As has been the case throughout the country in the wake of the Trayvon Martin case, passionate protests have taken place in the Bay area in recent days. News & Politics Editor Mitch Perry and photographer Shanna Gillette have been present to record the rage, sadness and calls for action the case has inspired. Here are just a few examples; you can continue following the case and the reactions to it on cltampa.com/news.
“It’s tough, because you always want the next generation to live in a society that’s better than what you were brought up in. As you’re coming up, all those movements, all those marches that happened before, were better for us. But then of course, you have incidents like this which let us know that we take one step forward and two steps back.” —Will Smith, 33, with his 6-year-old son at a rally in Tampa’s Al Lopez Park, March 24.

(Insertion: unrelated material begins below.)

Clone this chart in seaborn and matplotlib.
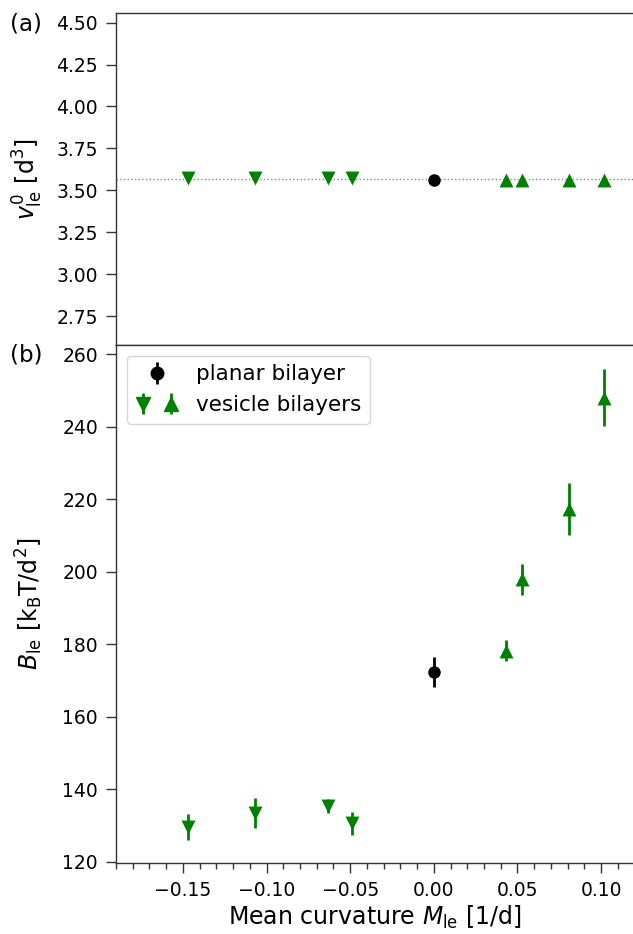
import numpy as np
import pandas as pd
import matplotlib
matplotlib.use("Agg")
import matplotlib.pyplot as plt
from matplotlib.lines import Line2D
from matplotlib.legend_handler import HandlerTuple
from matplotlib.ticker import MultipleLocator
import seaborn as sns

# ---------------- data ----------------
planar_M = [0.0]
planar_v = [3.563]
planar_B = [172.3]
planar_Berr = [4.2]

down_M = [-0.147, -0.107, -0.063, -0.049]
down_v = [3.575, 3.575, 3.574, 3.574]
down_B = [129.5, 133.4, 135.4, 130.6]
down_Berr = [3.5, 4.1, 2.0, 3.2]

up_M = [0.043, 0.053, 0.081, 0.102]
up_v = [3.560, 3.560, 3.559, 3.560]
up_B = [178.2, 197.9, 217.2, 248.0]
up_Berr = [2.8, 4.3, 7.1, 7.8]

v_reference = 3.566

top_yticks = [2.75, 3.00, 3.25, 3.50, 3.75, 4.00, 4.25, 4.50]
bottom_yticks = [120, 140, 160, 180, 200, 220, 240, 260]
x_ticks = [-0.15, -0.10, -0.05, 0.00, 0.05, 0.10]

# ---------------- style ----------------
sns.set_style("ticks")
plt.rcParams["font.family"] = ["DejaVu Sans"]
plt.rcParams["mathtext.fontset"] = "dejavusans"
plt.rcParams["axes.edgecolor"] = "#333333"
plt.rcParams["axes.linewidth"] = 1.0
plt.rcParams["text.color"] = "black"
plt.rcParams["axes.labelcolor"] = "black"

W, H = 633, 934
fig = plt.figure(figsize=(W / 100, H / 100), dpi=100)
gs = fig.add_gridspec(2, 1, height_ratios=[331.7, 517.7], hspace=0,
                      left=116 / W, right=634.5 / W,
                      top=1 - 13.3 / H, bottom=1 - 862.7 / H)
ax1 = fig.add_subplot(gs[0])
ax2 = fig.add_subplot(gs[1], sharex=ax1)

green = "#008000"
ms_tri = 10
ms_circ = 9
tick_fs = 13.5
label_fs = 17

planar_df = pd.DataFrame({"M": planar_M, "v": planar_v, "B": planar_B, "err": planar_Berr})
down_df = pd.DataFrame({"M": down_M, "v": down_v, "B": down_B, "err": down_Berr})
up_df = pd.DataFrame({"M": up_M, "v": up_v, "B": up_B, "err": up_Berr})

# ---------------- panel (a) ----------------
ax1.axhline(v_reference, color="#888888", ls=":", lw=1.0, zorder=1)
sns.scatterplot(data=down_df, x="M", y="v", marker="v", color=green, s=ms_tri**2,
                linewidth=0, ax=ax1, zorder=3, legend=False)
sns.scatterplot(data=up_df, x="M", y="v", marker="^", color=green, s=ms_tri**2,
                linewidth=0, ax=ax1, zorder=3, legend=False)
sns.scatterplot(data=planar_df, x="M", y="v", marker="o", color="black", s=ms_circ**2,
                linewidth=0, ax=ax1, zorder=3, legend=False)
ax1.set_ylim(2.577, 4.556)
ax1.set_yticks(top_yticks)
ax1.set_yticklabels([f"{t:.2f}" for t in top_yticks])
ax1.set_ylabel(r"$v^0_{\rm le}$ [d$^3$]", fontsize=label_fs, labelpad=8)
ax1.set_xlabel("")
ax1.tick_params(axis="x", which="both", bottom=False, labelbottom=False)

# ---------------- panel (b) ----------------
e_planar = ax2.errorbar(planar_df["M"], planar_df["B"], yerr=planar_df["err"], fmt="none",
                        ecolor="black", elinewidth=2, capsize=0, zorder=2)
e_down = ax2.errorbar(down_df["M"], down_df["B"], yerr=down_df["err"], fmt="none",
                      ecolor=green, elinewidth=2, capsize=0, zorder=2)
e_up = ax2.errorbar(up_df["M"], up_df["B"], yerr=up_df["err"], fmt="none",
                    ecolor=green, elinewidth=2, capsize=0, zorder=2)
sns.scatterplot(data=down_df, x="M", y="B", marker="v", color=green, s=ms_tri**2,
                linewidth=0, ax=ax2, zorder=3, legend=False)
sns.scatterplot(data=up_df, x="M", y="B", marker="^", color=green, s=ms_tri**2,
                linewidth=0, ax=ax2, zorder=3, legend=False)
sns.scatterplot(data=planar_df, x="M", y="B", marker="o", color="black", s=ms_circ**2,
                linewidth=0, ax=ax2, zorder=3, legend=False)
ax2.set_ylim(119.7, 262.5)
ax2.set_yticks(bottom_yticks)
ax2.set_xlim(-0.19, 0.12)
ax2.set_xticks(x_ticks)
ax2.set_xticklabels([f"{t:.2f}".replace("-", "\u2212") for t in x_ticks])
ax2.xaxis.set_minor_locator(MultipleLocator(0.01))
ax2.set_ylabel(r"$B_{\rm le}$ [k$_{\rm B}$T/d$^2$]", fontsize=label_fs, labelpad=8)
ax2.set_xlabel(r"Mean curvature $M_{\rm le}$ [1/d]", fontsize=label_fs, labelpad=3)

for ax in (ax1, ax2):
    ax.tick_params(axis="both", which="major", labelsize=tick_fs, length=7, width=1.0,
                   pad=6, color="#333333", labelcolor="black")
    ax.tick_params(axis="both", which="minor", length=4, width=1.0, color="#333333")

# legend
h_planar_m = Line2D([], [], marker="o", color="black", ls="none", markersize=ms_circ)
h_down_m = Line2D([], [], marker="v", color=green, ls="none", markersize=ms_tri)
h_up_m = Line2D([], [], marker="^", color=green, ls="none", markersize=ms_tri)
handles = [(e_planar, h_planar_m), ((e_down, h_down_m), (e_up, h_up_m))]
hm = {handles[0]: HandlerTuple(ndivide=1),
      handles[1]: HandlerTuple(ndivide=None, pad=0.6),
      handles[1][0]: HandlerTuple(ndivide=1),
      handles[1][1]: HandlerTuple(ndivide=1)}
ax2.legend(handles, ["planar bilayer", "vesicle bilayers"], handler_map=hm,
           loc="upper left", fontsize=15.5, frameon=True, edgecolor="#cccccc",
           fancybox=True)

fig.align_ylabels([ax1, ax2])

fig.text(10 / W, 1 - 24 / H, "(a)", fontsize=16.5, ha="left", va="center")
fig.text(10 / W, 1 - 355.5 / H, "(b)", fontsize=16.5, ha="left", va="center")

fig.savefig("out.png", dpi=100)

“It demonstrates that all these years later, even with a black president, you still have pervasive racism, pervasive cultural biases and people who are locked into that warped zone.” —Civil rights activist Sevell Brown, before a march from the Poynter Institute to downtown St. Petersburg, March 31.

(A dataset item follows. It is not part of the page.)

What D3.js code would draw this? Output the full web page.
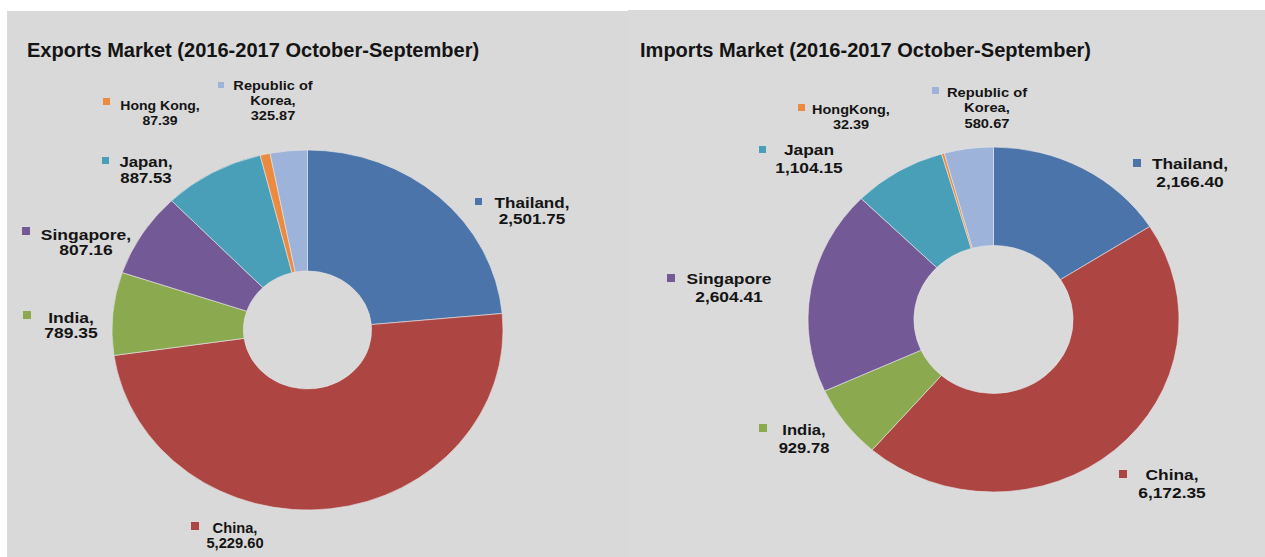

“I’ll tell you what. I’ve got four kids. You go look at their Facebook pages, there’s some stuff on there where they’re making intimidating faces. That’s what kids do. It’s just nuts to me to try take one picture and say, ‘Oh, this was a bad kid’ from one picture. This was a kid walking back to the store. It’s crazy.” —St. Petersburg City Councilman Charlie Gerdes at the March 31 rally, referring to photos of the 17-year-old Martin in which he looks more intimidating than in the photos that filled the television airwaves after his death first made national news.

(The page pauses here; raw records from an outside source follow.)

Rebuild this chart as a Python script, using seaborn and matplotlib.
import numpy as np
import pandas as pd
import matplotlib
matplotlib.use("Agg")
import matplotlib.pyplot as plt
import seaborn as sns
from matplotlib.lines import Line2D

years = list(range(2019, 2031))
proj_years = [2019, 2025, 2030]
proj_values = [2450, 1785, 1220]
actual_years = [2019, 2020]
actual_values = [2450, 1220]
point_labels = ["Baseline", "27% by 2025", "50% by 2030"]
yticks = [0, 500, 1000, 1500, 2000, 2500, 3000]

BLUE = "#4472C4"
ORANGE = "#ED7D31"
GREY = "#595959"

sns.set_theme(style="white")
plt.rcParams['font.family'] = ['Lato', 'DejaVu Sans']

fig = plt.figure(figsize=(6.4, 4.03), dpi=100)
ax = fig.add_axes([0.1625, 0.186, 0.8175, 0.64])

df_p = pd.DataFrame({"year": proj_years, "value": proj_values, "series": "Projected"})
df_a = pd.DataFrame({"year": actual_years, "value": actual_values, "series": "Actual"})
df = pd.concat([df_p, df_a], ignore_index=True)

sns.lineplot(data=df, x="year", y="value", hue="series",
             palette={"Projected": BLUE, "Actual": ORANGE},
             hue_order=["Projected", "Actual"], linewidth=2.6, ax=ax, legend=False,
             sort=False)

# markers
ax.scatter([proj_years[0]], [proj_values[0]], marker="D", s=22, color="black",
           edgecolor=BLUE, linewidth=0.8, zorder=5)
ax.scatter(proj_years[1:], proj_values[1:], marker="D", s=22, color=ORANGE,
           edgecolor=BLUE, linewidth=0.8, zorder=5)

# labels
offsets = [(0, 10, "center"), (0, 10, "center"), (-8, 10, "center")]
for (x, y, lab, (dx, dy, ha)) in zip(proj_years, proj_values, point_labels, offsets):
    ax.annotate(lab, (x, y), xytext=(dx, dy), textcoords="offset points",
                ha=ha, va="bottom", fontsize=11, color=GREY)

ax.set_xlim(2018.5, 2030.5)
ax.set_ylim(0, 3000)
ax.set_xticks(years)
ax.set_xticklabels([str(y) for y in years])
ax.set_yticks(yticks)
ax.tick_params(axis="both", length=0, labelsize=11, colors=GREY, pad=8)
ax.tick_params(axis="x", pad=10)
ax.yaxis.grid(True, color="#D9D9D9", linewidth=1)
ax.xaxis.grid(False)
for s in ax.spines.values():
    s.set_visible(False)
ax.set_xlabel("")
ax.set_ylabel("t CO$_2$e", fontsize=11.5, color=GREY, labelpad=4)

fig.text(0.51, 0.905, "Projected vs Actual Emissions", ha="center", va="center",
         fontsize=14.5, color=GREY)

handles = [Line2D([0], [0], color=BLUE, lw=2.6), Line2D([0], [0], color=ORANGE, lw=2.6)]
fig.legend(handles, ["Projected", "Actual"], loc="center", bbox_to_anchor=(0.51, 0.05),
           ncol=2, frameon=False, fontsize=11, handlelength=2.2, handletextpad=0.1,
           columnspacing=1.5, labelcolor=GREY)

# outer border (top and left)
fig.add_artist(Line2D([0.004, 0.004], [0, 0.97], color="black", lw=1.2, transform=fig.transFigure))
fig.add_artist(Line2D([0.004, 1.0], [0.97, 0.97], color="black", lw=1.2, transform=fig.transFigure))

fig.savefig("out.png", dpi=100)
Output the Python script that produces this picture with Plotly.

“I’m not against guns for hunting, and of course, Tallahassee is a rural area… maybe they don’t worry so much until it affects them. It might take generations before everyone has had an issue with someone being shot or being unduly impacted by guns.” —Wendell Wilson, 54, at the St. Pete rally.
“We look at it as beyond Trayvon Martin, before Trayvon Martin. We gotta get organized now to stop more Trayvon Martins.” —Chimurenga Waller of the International People’s Democratic Uhuru Movement, before their own St. Petersburg rally on March 31.
“If George Zimmerman is claiming self-defense under Stand Your Ground, then the hand of our Legislature may as well have been on the gun that killed Trayvon.” —Dr. Joyce Hamilton, director of the Mid-Florida Regional office of the ACLU, at a March 26 news conference at USF’s MLK Plaza.
“I’m trying my best as a community leader to defuse some of this, but there are many people right now who want to take the law into their own hands. I don’t want to see buildings burning. I don’t want to see these types of actions going. But until justice is rendered to the black community, you leave us no other choice. We’re like the cat in the corner. We’re going to come out scratching from now on.” —Hillsborough county community activist Michelle Williams, at the town hall meeting March 28.
“46 times he made a call,
46 times he wanted to see a brother fall,
46 times he was predisposed to blow a brother away,
46 times he dreamed that day,
46 times his itchy finger was on the trigger,
46 times evil oozed from his soul,
After 46 times, Zimmerman lost control,
46 times he polished his 9mm gun,
the 47th time, Trayvon Martin was done.”
—WMNF radio talk-show host and poet Otis Anthony at a town hall meeting at the 34th Street Church of God in Tampa on March 28. His poem refers to George Zimmerman and the 46 times he called 911 as a neighborhood watchman.